My question was born from the idea that the first stage in 3d evolution was done in 2d, basically representing 3d objects using the existing 2d ways.
Of course I came across my first answer: a 3d shooter game directly in the browser, done by Ben Joffe!
It is at least impressive!
Before HTML5 the speed of displaying elements in the browser was a very big issue. Is well know that one of the slowest components of the browser is the DOM, especially in Internet Explorer. When it comes to the canvas a huge difference is visible in the good way, the multitude of the objects on the stage are not coordinated using the DOM but rather just displayed in a true graphical element.
While I was opening my computer today I was thinking why doesn’t anyone make a game at least like Duke Nukem 3D? Of course the browser will not become just yet a platform that can compete with XBOX for games ant that’s normal… I don’t even know how did I come across this, but it was just like something in my universe drown me to something truly impressive:
At the beginning I thought that they cheated, they’ve used WebGL, not just the 2d popular canvas.

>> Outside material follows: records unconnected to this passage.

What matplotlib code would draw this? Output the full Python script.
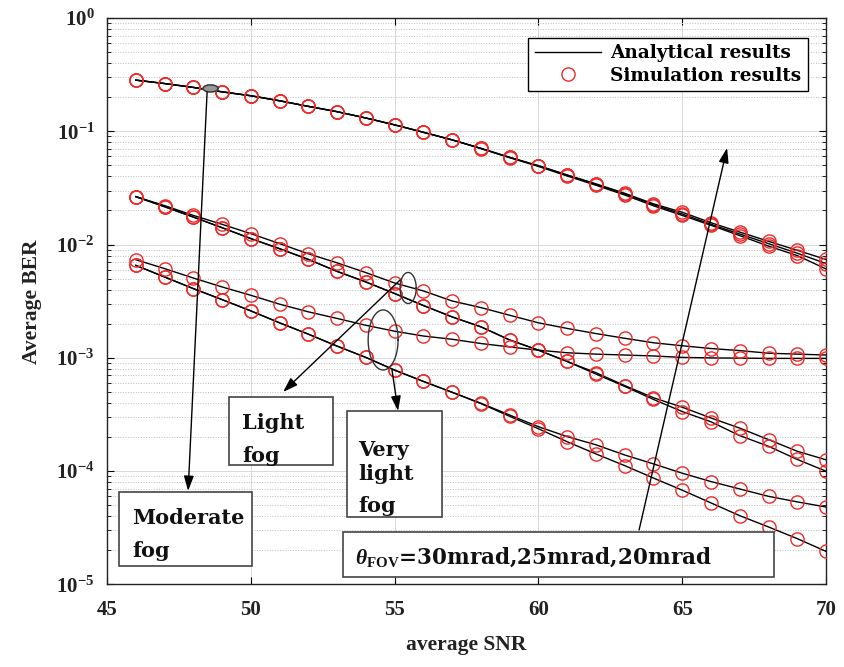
import numpy as np
import matplotlib.pyplot as plt
from matplotlib.patches import Rectangle
from matplotlib.ticker import FixedLocator, FuncFormatter, LogLocator, NullFormatter

plt.rcParams['font.family'] = 'Liberation Serif'
plt.rcParams['font.weight'] = 'bold'
plt.rcParams['mathtext.fontset'] = 'custom'
plt.rcParams['mathtext.rm'] = 'Liberation Serif:bold'
plt.rcParams['mathtext.bf'] = 'Liberation Serif:bold'
plt.rcParams['mathtext.it'] = 'Liberation Serif:italic:bold'

snr = list(range(46, 71))

# moderate fog (30, 25, 20 mrad)
mod_30 = [0.283, 0.264, 0.244, 0.223, 0.206, 0.186, 0.166, 0.149, 0.131, 0.114, 0.098, 0.084, 0.0708,
          0.059, 0.0498, 0.0412, 0.0344, 0.0284, 0.0229, 0.0193, 0.0156, 0.0129, 0.0107, 0.0089, 0.0074]
mod_25 = [0.283, 0.264, 0.244, 0.223, 0.206, 0.186, 0.166, 0.149, 0.131, 0.114, 0.098, 0.084, 0.0706,
          0.0588, 0.0495, 0.041, 0.034, 0.028, 0.0225, 0.0186, 0.0151, 0.0124, 0.0102, 0.0084, 0.0068]
mod_20 = [0.283, 0.264, 0.244, 0.223, 0.206, 0.186, 0.166, 0.149, 0.131, 0.114, 0.098, 0.084, 0.0704,
          0.0585, 0.049, 0.0403, 0.0334, 0.0274, 0.022, 0.0181, 0.0148, 0.012, 0.0097, 0.008, 0.0061]

# light fog
light_30 = [0.0265, 0.0221, 0.0181, 0.0151, 0.0125, 0.0102, 0.0083, 0.0069, 0.00566, 0.00458, 0.0039,
            0.00318, 0.00278, 0.00238, 0.00204, 0.00182, 0.00164, 0.00149, 0.00136, 0.00128, 0.00121,
            0.00116, 0.0011, 0.00108, 0.00106]
light_25 = [0.0265, 0.0216, 0.0175, 0.0141, 0.0113, 0.0092, 0.0074, 0.0058, 0.00468, 0.0037, 0.0029,
            0.0023, 0.00188, 0.00144, 0.00117, 0.00093, 0.00074, 0.00057, 0.000445, 0.000367, 0.000295,
            0.00024, 0.00019, 0.00015, 0.000126]
light_20 = [0.0265, 0.0216, 0.0175, 0.0141, 0.0113, 0.0092, 0.0074, 0.0058, 0.00468, 0.0037, 0.0029,
            0.0023, 0.00188, 0.00144, 0.00117, 0.00093, 0.00072, 0.00056, 0.00043, 0.000336, 0.000273,
            0.000206, 0.000166, 0.000127, 0.0001]

# very light fog
vlight_30 = [0.00736, 0.00614, 0.00507, 0.00423, 0.00357, 0.00298, 0.00255, 0.00223, 0.00194, 0.00172,
             0.00156, 0.00146, 0.00134, 0.00125, 0.00117, 0.00111, 0.00108, 0.00106, 0.00104, 0.00101,
             0.001, 0.000995, 0.00099, 0.00099, 0.00099]
vlight_25 = [0.00656, 0.00518, 0.00409, 0.00327, 0.0026, 0.00204, 0.00162, 0.00127, 0.00101, 0.00078,
             0.00062, 0.000497, 0.000398, 0.000313, 0.000247, 0.000202, 0.000171, 0.000139, 0.000116,
             0.000096, 0.000081, 0.0000697, 0.00006, 0.0000536, 0.0000483]
vlight_20 = [0.00656, 0.00518, 0.00409, 0.00327, 0.0026, 0.00204, 0.00162, 0.00127, 0.00101, 0.00078,
             0.00062, 0.000497, 0.000395, 0.000305, 0.000237, 0.000182, 0.000142, 0.000112, 0.000087,
             0.000068, 0.0000525, 0.0000405, 0.0000322, 0.0000254, 0.0000196]

curves = [mod_30, mod_25, mod_20, light_30, light_25, light_20, vlight_30, vlight_25, vlight_20]

fig = plt.figure(figsize=(8.44, 6.67), dpi=100)
ax = fig.add_axes([0.1268, 0.1237, 0.8519, 0.8493])

for c in curves:
    ax.plot(snr, c, color='black', lw=1.0, zorder=3)
    ax.plot(snr, c, 'o', mfc='none', mec='#ee2a2a', mew=1.0, ms=9.5, zorder=4)

ax.set_yscale('log')
ax.set_xlim(45, 70)
ax.set_ylim(1e-5, 1)
ax.set_xticks([45, 50, 55, 60, 65, 70])
ax.yaxis.set_major_locator(FixedLocator([1e-5, 1e-4, 1e-3, 1e-2, 1e-1, 1]))
ax.yaxis.set_major_formatter(FuncFormatter(lambda v, p: r'$\mathbf{10^{%d}}$' % round(np.log10(v))))
ax.yaxis.set_minor_locator(LogLocator(base=10, subs=np.arange(2, 10)))
ax.yaxis.set_minor_formatter(NullFormatter())
ax.tick_params(which='both', direction='in', top=True, right=True, labelcolor='#222222')
ax.tick_params(which='major', length=5, labelsize=15)
ax.tick_params(axis='x', pad=11)
ax.tick_params(axis='y', pad=9)
ax.tick_params(which='minor', length=3)

ax.grid(True, which='major', color='#d9d9d9', lw=0.7, ls='-')
ax.grid(True, which='minor', axis='y', color='#bfbfbf', lw=0.7, ls=':')
ax.set_axisbelow(True)

ax.set_xlabel('average SNR', fontsize=15.5, fontweight='bold', color='#222222')
ax.set_ylabel('Average BER', fontsize=15.5, fontweight='bold', color='#222222')
ax.xaxis.set_label_coords(0.5, -0.107)
ax.xaxis.label.set_va('center')
ax.yaxis.set_label_coords(-0.105, 0.5)
ax.yaxis.label.set_va('center')

# legend
ax.plot([], [], color='black', lw=1.0, label='Analytical results')
ax.plot([], [], 'o', mfc='none', mec='#ee2a2a', mew=1.0, ms=9.5, label='Simulation results')
handles, labels = ax.get_legend_handles_labels()
leg = ax.legend(handles[-2:], labels[-2:], loc='upper right', bbox_to_anchor=(0.975, 0.965),
                fancybox=False, edgecolor='black', framealpha=1, borderaxespad=0,
                prop={'family': 'DejaVu Serif', 'weight': 'bold', 'size': 13.3},
                handlelength=3.6, labelspacing=0.25, borderpad=0.35, handletextpad=0.5)
leg.get_frame().set_linewidth(1.0)
leg.set_zorder(10)


def ellipse(cx, cy, w, h_dec, fill=None):
    t = np.linspace(0, 2 * np.pi, 120)
    xs = cx + w / 2 * np.cos(t)
    ys = cy * 10 ** (h_dec / 2 * np.sin(t))
    ax.plot(xs, ys, color='#333333', lw=1.0, zorder=6)
    if fill:
        ax.fill(xs, ys, color=fill, zorder=5)


ellipse(48.6, 0.239, 0.52, 0.062, fill='#999999')
ellipse(55.47, 0.00414, 0.56, 0.274)
ellipse(54.6, 0.00144, 1.04, 0.53)

arrow = dict(arrowstyle='-|>,head_length=0.9,head_width=0.3', color='black', lw=1.0, shrinkA=0, shrinkB=0)
ax.annotate('', xy=(47.82, 6.7e-5), xytext=(48.48, 0.222), arrowprops=arrow, zorder=7)
ax.annotate('', xy=(51.12, 5.0e-4), xytext=(55.19, 0.00487), arrowprops=arrow, zorder=7)
ax.annotate('', xy=(55.12, 3.4e-4), xytext=(54.91, 7.8e-4), arrowprops=arrow, zorder=7)
ax.annotate('', xy=(66.56, 0.0713), xytext=(63.5, 3.03e-5), arrowprops=arrow, zorder=7)

# text boxes (axes fraction)
boxes = [(0.0167, 0.0327, 0.185, 0.1306), (0.1697, 0.211, 0.1446, 0.12),
         (0.3338, 0.119, 0.1321, 0.187), (0.3282, 0.0132, 0.5994, 0.0794)]
for x0, y0, w, h in boxes:
    ax.add_patch(Rectangle((x0, y0), w, h, transform=ax.transAxes, fill=True, fc='white',
                           ec='#444444', lw=1.2, zorder=8))

box_lines = [(0.0348, 0.1068, 'Moderate'), (0.0348, 0.0485, 'fog'),
             (0.1878, 0.2745, 'Light'), (0.1878, 0.2162, 'fog'),
             (0.349, 0.2277, 'Very'), (0.349, 0.1845, 'light'), (0.349, 0.128, 'fog')]
for x, y, s in box_lines:
    ax.text(x, y, s, transform=ax.transAxes, fontsize=15, fontweight='bold', family='DejaVu Serif',
            va='baseline', ha='left', color='#111111', zorder=9)

ax.text(0.345, 0.0362, r'$\theta_{\mathbf{FOV}}$=30mrad,25mrad,20mrad', transform=ax.transAxes,
        fontsize=15.5, fontweight='bold', family='DejaVu Serif', va='baseline', ha='left',
        color='#111111', zorder=9)

for s in ax.spines.values():
    s.set_linewidth(1.0)
    s.set_color('#222222')

fig.savefig('out.png', dpi=100)
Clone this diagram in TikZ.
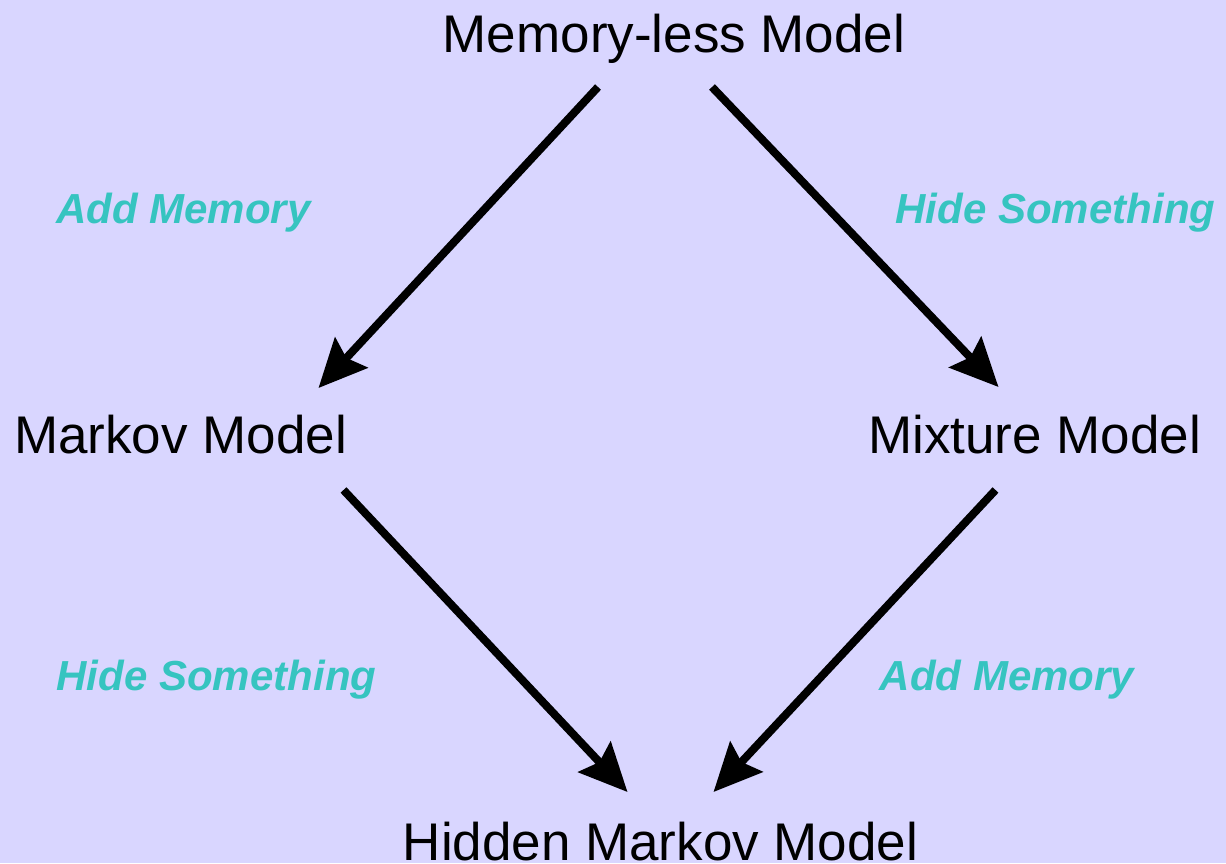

But the result is truly impressive, and this standard will probably be available as an HTML5 specification, which means it will be available on at least a part of the browsers.
Where did the hole idea of 3d in browsers came from? I’ve read about 2 years ago about some efforts in this direction, and they ware based on VRML. But VRML exists as a standard since 1994 and I haven’t seen anything impressive yet. I even have a VRML book that is full of dust in a shelf. The biggest issue was that there was no native support for it.
The new perspective is absolutely innovative, because is a bridge between the browser and the 3d hardware. So if one day we will have 3d in our browsers it will be done this way!